Gant calls for small, autonomous units to essentially “go native” in order to win over allegiance at the tribal level. But how can the fragmented alliances that result be coordinated into a broader strategy? And what happens if one autonomous unit’s alliance conflicts with another’s? Or if it conflicts with the chain of command’s broader objectives? In other words, how do we establish unity of effort and command over such a network of alliances, when the Afghans themselves have not been able to?

As for Gant’s subsequent contention that his plan represents a “light footprint COIN” approach, he himself points out that he and his team were safer in the village than in their outpost, and that he was unable to prevent the attacks the village suffered as a result of its cooperation. In other words, there’s a real confusion about who was protecting whom.

Anyone who has worked in a helping role — whether in social work, aid and development, and apparently population-centric counterinsurgency — has witnessed (or lived) the phenomenon of a line worker identifying with the target population, especially when the line worker is subject to extended immersion within the social structure of the targeted population. Inevitably, it leads to a confusion of loyalties and friction with the broader institutional goals. There’s a very delicate balance between listening to and empathizing with the people you’re trying to help, and maintaining defined boundaries — to identify their needs, without identifying with them. But it’s an essential balance to strike, because the helping relationship is by its very nature vulnerable to manipulation and abuse, on both sides.

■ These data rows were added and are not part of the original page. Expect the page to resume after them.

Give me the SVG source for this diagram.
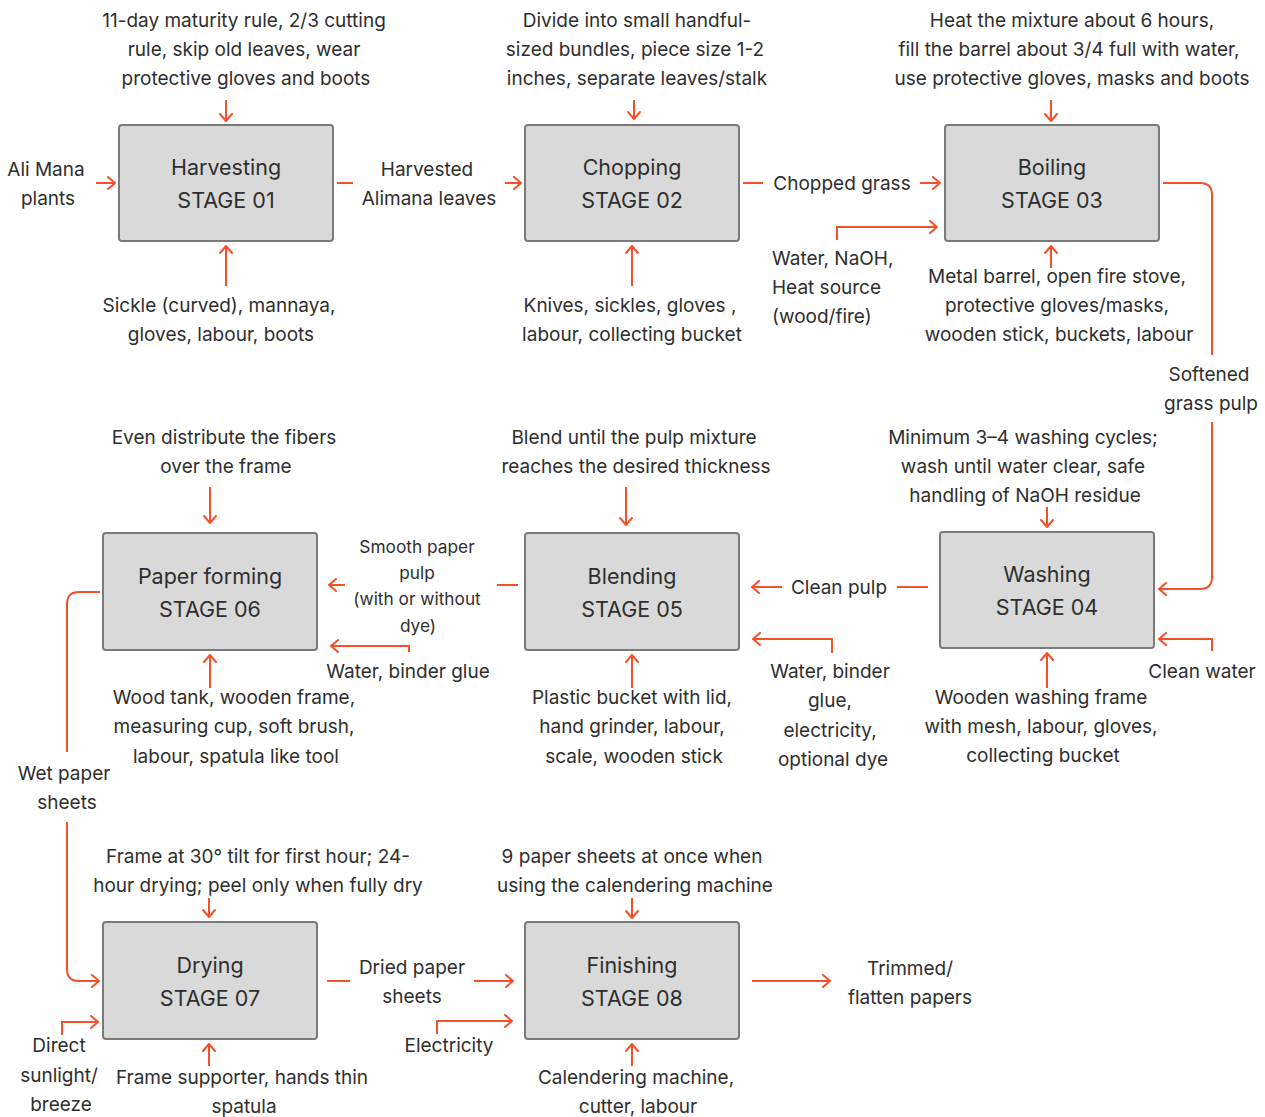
<svg xmlns="http://www.w3.org/2000/svg" width="1265" height="1117" viewBox="0 0 1265 1117">
<defs>
<marker id="ah" viewBox="0 0 14 14" refX="10" refY="7" markerWidth="14" markerHeight="14" markerUnits="userSpaceOnUse" orient="auto">
<path d="M3,1 L10,7 L3,13" fill="none" stroke="#f4502a" stroke-width="2" stroke-linecap="round" stroke-linejoin="round"/>
</marker>
<style>
.box{fill:#d9d9d9;stroke:#7a7a7a;stroke-width:2}
.bt{font-family:Inter,"Noto Sans",sans-serif;font-size:21.5px;fill:#2e2e2e;text-anchor:middle;dominant-baseline:central}
.t{font-family:Inter,"Noto Sans",sans-serif;font-size:19px;fill:#2e2e2e;text-anchor:middle;dominant-baseline:central}
.ts{font-family:Inter,"Noto Sans",sans-serif;font-size:17.3px;fill:#2e2e2e;text-anchor:middle;dominant-baseline:central}
.tl{text-anchor:start}
.c{fill:none;stroke:#f4502a;stroke-width:2}
.a{fill:none;stroke:#f4502a;stroke-width:2;marker-end:url(#ah)}
</style>
</defs>
<rect width="1265" height="1117" fill="#fff"/>

<g id="stage01"><rect class="box" x="119" y="125" width="214" height="116" rx="3"/><text class="bt" x="226" y="167">Harvesting</text><text class="bt" x="226" y="200">STAGE 01</text></g>
<g id="stage02"><rect class="box" x="525" y="125" width="214" height="116" rx="3"/><text class="bt" x="632" y="167">Chopping</text><text class="bt" x="632" y="200">STAGE 02</text></g>
<g id="stage03"><rect class="box" x="945" y="125" width="214" height="116" rx="3"/><text class="bt" x="1052" y="167">Boiling</text><text class="bt" x="1052" y="200">STAGE 03</text></g>
<g id="stage04"><rect class="box" x="940" y="532" width="214" height="116" rx="3"/><text class="bt" x="1047" y="574">Washing</text><text class="bt" x="1047" y="607">STAGE 04</text></g>
<g id="stage05"><rect class="box" x="525" y="533" width="214" height="117" rx="3"/><text class="bt" x="632" y="576">Blending</text><text class="bt" x="632" y="609">STAGE 05</text></g>
<g id="stage06"><rect class="box" x="103" y="533" width="214" height="117" rx="3"/><text class="bt" x="210" y="576">Paper forming</text><text class="bt" x="210" y="609">STAGE 06</text></g>
<g id="stage07"><rect class="box" x="103" y="922" width="214" height="117" rx="3"/><text class="bt" x="210" y="965">Drying</text><text class="bt" x="210" y="998">STAGE 07</text></g>
<g id="stage08"><rect class="box" x="525" y="922" width="214" height="117" rx="3"/><text class="bt" x="632" y="965">Finishing</text><text class="bt" x="632" y="998">STAGE 08</text></g>

<g id="connectors">
<line class="a" x1="226" y1="100" x2="226" y2="121"/>
<line class="a" x1="226" y1="286" x2="226" y2="246"/>
<line class="a" x1="96" y1="183" x2="115" y2="183"/>
<line class="c" x1="337" y1="183" x2="353" y2="183"/>
<line class="a" x1="505" y1="183" x2="521" y2="183"/>
<line class="a" x1="634" y1="100" x2="634" y2="119"/>
<line class="a" x1="632" y1="286" x2="632" y2="246"/>
<line class="c" x1="743" y1="183" x2="763" y2="183"/>
<line class="a" x1="920" y1="183" x2="940" y2="183"/>
<path class="a" d="M837,240 V227 H937"/>
<line class="a" x1="1051" y1="100" x2="1051" y2="121"/>
<line class="a" x1="1051" y1="268" x2="1051" y2="246"/>
<path class="c" d="M1163,183 H1200 Q1212,183 1212,195 V355"/>
<path class="a" d="M1212,422 V577 Q1212,589 1200,589 H1159"/>
<line class="a" x1="1047" y1="507" x2="1047" y2="527"/>
<line class="a" x1="1047" y1="688" x2="1047" y2="653"/>
<path class="a" d="M1212,651 V639 H1159"/>
<line class="c" x1="897" y1="587" x2="928" y2="587"/>
<line class="a" x1="782" y1="587" x2="752" y2="587"/>
<path class="a" d="M832,653 V639 H753"/>
<line class="a" x1="626" y1="487" x2="626" y2="525"/>
<line class="a" x1="632" y1="688" x2="632" y2="655"/>
<line class="c" x1="497" y1="585" x2="518" y2="585"/>
<line class="a" x1="345" y1="585" x2="329" y2="585"/>
<path class="a" d="M409,652 V646 H331"/>
<line class="a" x1="210" y1="487" x2="210" y2="523"/>
<line class="a" x1="210" y1="688" x2="210" y2="655"/>
<path class="c" d="M100,592 H79 Q67,592 67,604 V752"/>
<path class="a" d="M67,822 V969 Q67,981 79,981 H99"/>
<line class="a" x1="209" y1="898" x2="209" y2="917"/>
<path class="a" d="M62,1035 V1022 H98"/>
<line class="a" x1="209" y1="1066" x2="209" y2="1044"/>
<line class="c" x1="327" y1="981" x2="350" y2="981"/>
<line class="a" x1="474" y1="981" x2="513" y2="981"/>
<path class="a" d="M437,1034 V1021 H512"/>
<line class="a" x1="632" y1="898" x2="632" y2="918"/>
<line class="a" x1="632" y1="1066" x2="632" y2="1044"/>
<line class="a" x1="752" y1="981" x2="830" y2="981"/>
</g>

<g id="labels">
<text class="t" x="244" y="20">11-day maturity rule, 2/3 cutting</text>
<text class="t" x="244" y="49">rule, skip old leaves, wear</text>
<text class="t" x="246" y="78">protective gloves and boots</text>
<text class="t" x="219" y="305">Sickle (curved), mannaya,</text>
<text class="t" x="221" y="334">gloves, labour, boots</text>
<text class="t" x="46" y="169">Ali Mana</text>
<text class="t" x="48" y="198">plants</text>
<text class="t" x="427" y="169">Harvested</text>
<text class="t" x="429" y="198">Alimana leaves</text>

<text class="t" x="637" y="20">Divide into small handful-</text>
<text class="t" x="635" y="49">sized bundles, piece size 1-2</text>
<text class="t" x="637" y="78">inches, separate leaves/stalk</text>
<text class="t" x="630" y="305">Knives, sickles, gloves ,</text>
<text class="t" x="632" y="334">labour, collecting bucket</text>
<text class="t" x="842" y="183">Chopped grass</text>
<text class="t tl" x="772" y="258">Water, NaOH,</text>
<text class="t tl" x="772" y="287">Heat source</text>
<text class="t tl" x="772" y="316">(wood/fire)</text>

<text class="t" x="1072" y="20">Heat the mixture about 6 hours,</text>
<text class="t" x="1069" y="49">fill the barrel about 3/4 full with water,</text>
<text class="t" x="1072" y="78">use protective gloves, masks and boots</text>
<text class="t" x="1057" y="276">Metal barrel, open fire stove,</text>
<text class="t" x="1057" y="305">protective gloves/masks,</text>
<text class="t" x="1059" y="334">wooden stick, buckets, labour</text>
<text class="t" x="1209" y="374">Softened</text>
<text class="t" x="1211" y="403">grass pulp</text>

<text class="t" x="1023" y="437">Minimum 3–4 washing cycles;</text>
<text class="t" x="1023" y="466">wash until water clear, safe</text>
<text class="t" x="1025" y="495">handling of NaOH residue</text>
<text class="t" x="1202" y="671">Clean water</text>
<text class="t" x="1041" y="697">Wooden washing frame</text>
<text class="t" x="1041" y="726">with mesh, labour, gloves,</text>
<text class="t" x="1043" y="755">collecting bucket</text>
<text class="t" x="839" y="587">Clean pulp</text>

<text class="t" x="830" y="671">Water, binder</text>
<text class="t" x="830" y="700">glue,</text>
<text class="t" x="830" y="730">electricity,</text>
<text class="t" x="833" y="759">optional dye</text>
<text class="t" x="634" y="437">Blend until the pulp mixture</text>
<text class="t" x="636" y="466">reaches the desired thickness</text>
<text class="t" x="632" y="697">Plastic bucket with lid,</text>
<text class="t" x="632" y="726">hand grinder, labour,</text>
<text class="t" x="634" y="756">scale, wooden stick</text>
<text class="ts" x="417" y="546">Smooth paper</text>
<text class="ts" x="417" y="572">pulp</text>
<text class="ts" x="417" y="598">(with or without</text>
<text class="ts" x="418" y="625">dye)</text>

<text class="t" x="408" y="671">Water, binder glue</text>
<text class="t" x="224" y="437">Even distribute the fibers</text>
<text class="t" x="226" y="466">over the frame</text>
<text class="t" x="234" y="697">Wood tank, wooden frame,</text>
<text class="t" x="234" y="726">measuring cup, soft brush,</text>
<text class="t" x="236" y="756">labour, spatula like tool</text>
<text class="t" x="64" y="773">Wet paper</text>
<text class="t" x="67" y="802">sheets</text>

<text class="t" x="258" y="856">Frame at 30° tilt for first hour; 24-</text>
<text class="t" x="258" y="885">hour drying; peel only when fully dry</text>
<text class="t" x="59" y="1045">Direct</text>
<text class="t" x="59" y="1075">sunlight/</text>
<text class="t" x="61" y="1104">breeze</text>
<text class="t" x="242" y="1077">Frame supporter, hands thin</text>
<text class="t" x="244" y="1106">spatula</text>
<text class="t" x="412" y="967">Dried paper</text>
<text class="t" x="412" y="996">sheets</text>
<text class="t" x="449" y="1045">Electricity</text>

<text class="t" x="632" y="856">9 paper sheets at once when</text>
<text class="t" x="635" y="885">using the calendering machine</text>
<text class="t" x="636" y="1077">Calendering machine,</text>
<text class="t" x="638" y="1106">cutter, labour</text>
<text class="t" x="910" y="968">Trimmed/</text>
<text class="t" x="910" y="997">flatten papers</text>
</g>
</svg>
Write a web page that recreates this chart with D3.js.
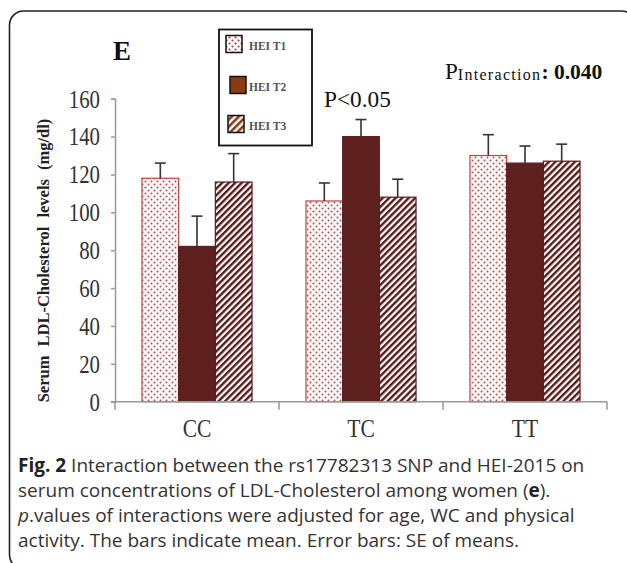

What’s also overlooked — by Gant, but also by more conventional COIN theory — is the fact that intervening in a social system creates both winners and losers. COIN bases its methodology in large part on the assumption that losers will shift loyalties in order to compete for the benefits on offer. Again, the lessons from the helping professions show that this is far from a foregone conclusion. The resulting power imbalances within the indigenous structure can instead lead to increased — and rigidified — resentment and hostility toward the helping professional.

Gant’s story is a remarkable and courageous one that resonates with us for many of the same reasons that this kind of narrative historically has. But the fact that people are clinging to the operational solutions he offers is a testament to the fact that there are simply no good options in Afghanistan.